What you should do
Search the material below for the word "this". Copy every line that has it.

Data block
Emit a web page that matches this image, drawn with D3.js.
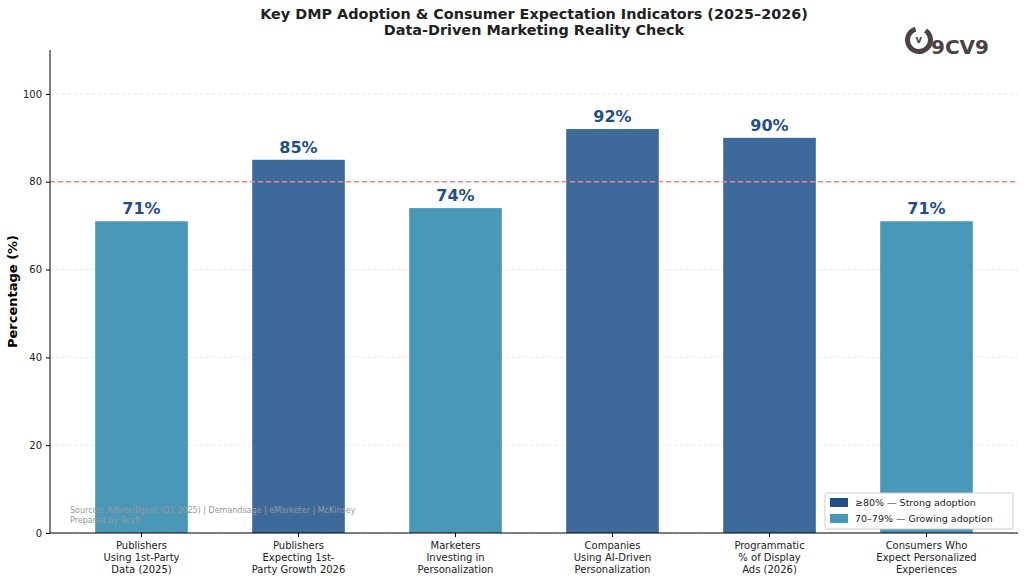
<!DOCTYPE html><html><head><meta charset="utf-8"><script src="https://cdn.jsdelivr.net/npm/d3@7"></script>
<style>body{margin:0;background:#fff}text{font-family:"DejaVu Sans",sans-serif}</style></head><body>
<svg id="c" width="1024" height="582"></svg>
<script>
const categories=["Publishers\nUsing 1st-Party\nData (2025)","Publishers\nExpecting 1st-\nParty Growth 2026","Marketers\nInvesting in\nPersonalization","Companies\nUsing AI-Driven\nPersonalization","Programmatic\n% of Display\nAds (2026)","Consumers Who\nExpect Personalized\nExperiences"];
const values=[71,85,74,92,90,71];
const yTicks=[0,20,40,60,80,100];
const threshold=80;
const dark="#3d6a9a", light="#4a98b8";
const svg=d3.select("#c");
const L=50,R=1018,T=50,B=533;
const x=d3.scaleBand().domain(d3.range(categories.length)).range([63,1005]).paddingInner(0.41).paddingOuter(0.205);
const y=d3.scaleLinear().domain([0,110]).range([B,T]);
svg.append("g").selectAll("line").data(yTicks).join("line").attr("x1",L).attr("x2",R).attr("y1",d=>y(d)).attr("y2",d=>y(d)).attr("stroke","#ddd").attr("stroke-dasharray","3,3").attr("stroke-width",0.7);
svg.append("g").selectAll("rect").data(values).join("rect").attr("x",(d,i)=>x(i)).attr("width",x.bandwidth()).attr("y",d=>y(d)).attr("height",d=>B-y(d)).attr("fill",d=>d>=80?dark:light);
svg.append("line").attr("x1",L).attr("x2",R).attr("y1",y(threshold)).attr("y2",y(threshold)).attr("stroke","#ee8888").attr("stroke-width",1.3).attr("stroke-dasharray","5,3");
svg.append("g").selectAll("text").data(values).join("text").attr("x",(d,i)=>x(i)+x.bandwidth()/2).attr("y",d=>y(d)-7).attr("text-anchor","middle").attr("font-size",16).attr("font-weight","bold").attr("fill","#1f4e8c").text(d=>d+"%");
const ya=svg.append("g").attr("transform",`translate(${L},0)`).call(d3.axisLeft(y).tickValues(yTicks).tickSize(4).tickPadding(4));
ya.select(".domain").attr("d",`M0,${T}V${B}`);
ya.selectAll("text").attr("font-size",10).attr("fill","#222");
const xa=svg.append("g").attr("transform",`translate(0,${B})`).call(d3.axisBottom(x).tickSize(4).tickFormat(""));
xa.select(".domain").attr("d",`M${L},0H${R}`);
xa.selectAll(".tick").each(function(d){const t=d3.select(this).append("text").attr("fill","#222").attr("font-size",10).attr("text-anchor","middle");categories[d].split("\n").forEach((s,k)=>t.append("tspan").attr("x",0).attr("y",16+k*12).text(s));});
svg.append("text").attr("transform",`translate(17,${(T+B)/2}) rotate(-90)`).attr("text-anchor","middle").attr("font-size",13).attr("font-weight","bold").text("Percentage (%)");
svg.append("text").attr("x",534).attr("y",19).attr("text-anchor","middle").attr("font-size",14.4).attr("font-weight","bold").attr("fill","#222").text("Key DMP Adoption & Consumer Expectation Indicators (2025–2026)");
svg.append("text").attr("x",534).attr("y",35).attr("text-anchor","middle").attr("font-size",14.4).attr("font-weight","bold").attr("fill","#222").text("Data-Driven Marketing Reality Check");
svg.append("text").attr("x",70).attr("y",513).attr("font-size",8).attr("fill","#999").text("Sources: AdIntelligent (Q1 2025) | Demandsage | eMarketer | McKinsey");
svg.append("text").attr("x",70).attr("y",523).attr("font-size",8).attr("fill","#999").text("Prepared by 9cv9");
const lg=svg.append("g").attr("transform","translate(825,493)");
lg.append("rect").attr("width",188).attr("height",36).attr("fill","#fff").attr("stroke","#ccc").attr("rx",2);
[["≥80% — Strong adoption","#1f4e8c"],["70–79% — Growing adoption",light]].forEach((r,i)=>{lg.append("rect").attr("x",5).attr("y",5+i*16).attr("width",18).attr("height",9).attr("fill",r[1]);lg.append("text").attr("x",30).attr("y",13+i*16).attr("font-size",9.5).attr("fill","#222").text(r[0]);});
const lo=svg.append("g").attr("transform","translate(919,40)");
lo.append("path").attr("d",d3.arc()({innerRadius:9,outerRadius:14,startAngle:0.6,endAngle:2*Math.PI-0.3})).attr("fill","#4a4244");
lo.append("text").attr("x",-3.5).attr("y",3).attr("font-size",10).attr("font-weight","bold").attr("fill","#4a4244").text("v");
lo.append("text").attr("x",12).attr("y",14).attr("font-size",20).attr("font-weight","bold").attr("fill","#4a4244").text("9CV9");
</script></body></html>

Solution
Emit a web page that matches this image, drawn with D3.js.
xa.selectAll(".tick").each(function(d){const t=d3.select(this).append("text").attr("fill","#222").attr("font-size",10).attr("text-anchor","middle");categories[d].split("\n").forEach((s,k)=>t.append("tspan").attr("x",0).attr("y",16+k*12).text(s));});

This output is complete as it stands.